Tokyo Governor Shintaro Ishihara, who has a reputation for making nationalistic and controversial statements, has done it again.
This time the 79-year-old politician says he wants to use public funds to buy three of the islands at the center of a long-running and bitter territorial dispute with China – comments that are sure to infuriate Beijing, according to the BBC.
In a speech to a Washington think tank on Monday, Ishihara said he wanted to buy Uotsurishima, Kita-Kojima and Minami-Kojima in the East China Sea, which are part of the island chain called Senkaku in Japan and Diaoyu in China, the Asahi Shimbun reported.
"Who dares to complain about Japanese nationals trying to defend Japan's soil?" the governor said, according to the Asahi Shimbun.
"China has embarked on radical movements in an attempt to knock down Japan's effective control on the Senkaku Islands.

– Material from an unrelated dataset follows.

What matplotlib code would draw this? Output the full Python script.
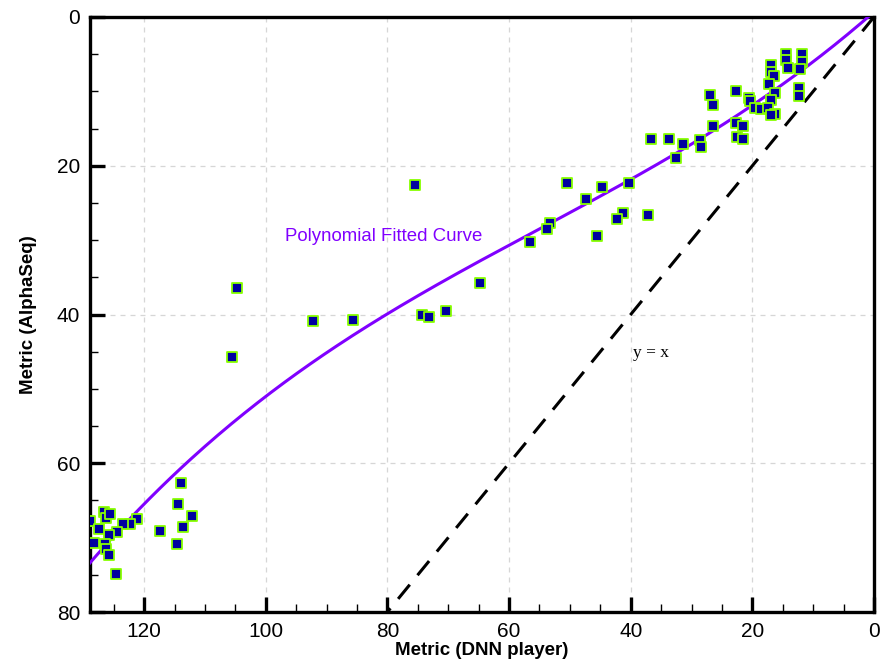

That's scandalous.”
The provocative remarks drew a strong response from Beijing, with foreign ministry spokesman Liu Weimin saying any unilateral action by Japan would be illegal, the Economic Times reported, citing an official Xinhua news agency dispatch.
"The Diaoyu Island and its affiliated islands have been part of China's territory since ancient times and China has indisputable sovereignty over them," Liu was quoted as saying.
The islands, which are also claimed by Taiwan, are located in an area close to key shipping lanes and are surrounded by potentially rich gas deposits.
Ishihara said he has received the green light from an individual landowner to buy the islands and plans to submit a proposal to the Tokyo Metropolitan government, which has confirmed the plan, Reuters said.
Ishihara has a reputation for stirring up Beijing with his ultra-nationalistic comments, the Wall Street Journal reported.
Earlier this year he backed remarks by Nagoya mayor Takashi Kawamura, who said the Nanjing Massacre of 1937 never happened.
Ishihara’s comments are certain to erode efforts by Tokyo and Beijing to repair relations this year, which marks the 40th anniversary of the normalization of diplomatic ties.
Relations between the two neighbors were seriously strained in 2010 when a Chinese fishing boat captain was detained following a collision with a Japanese coastguard vessel near the disputed islands.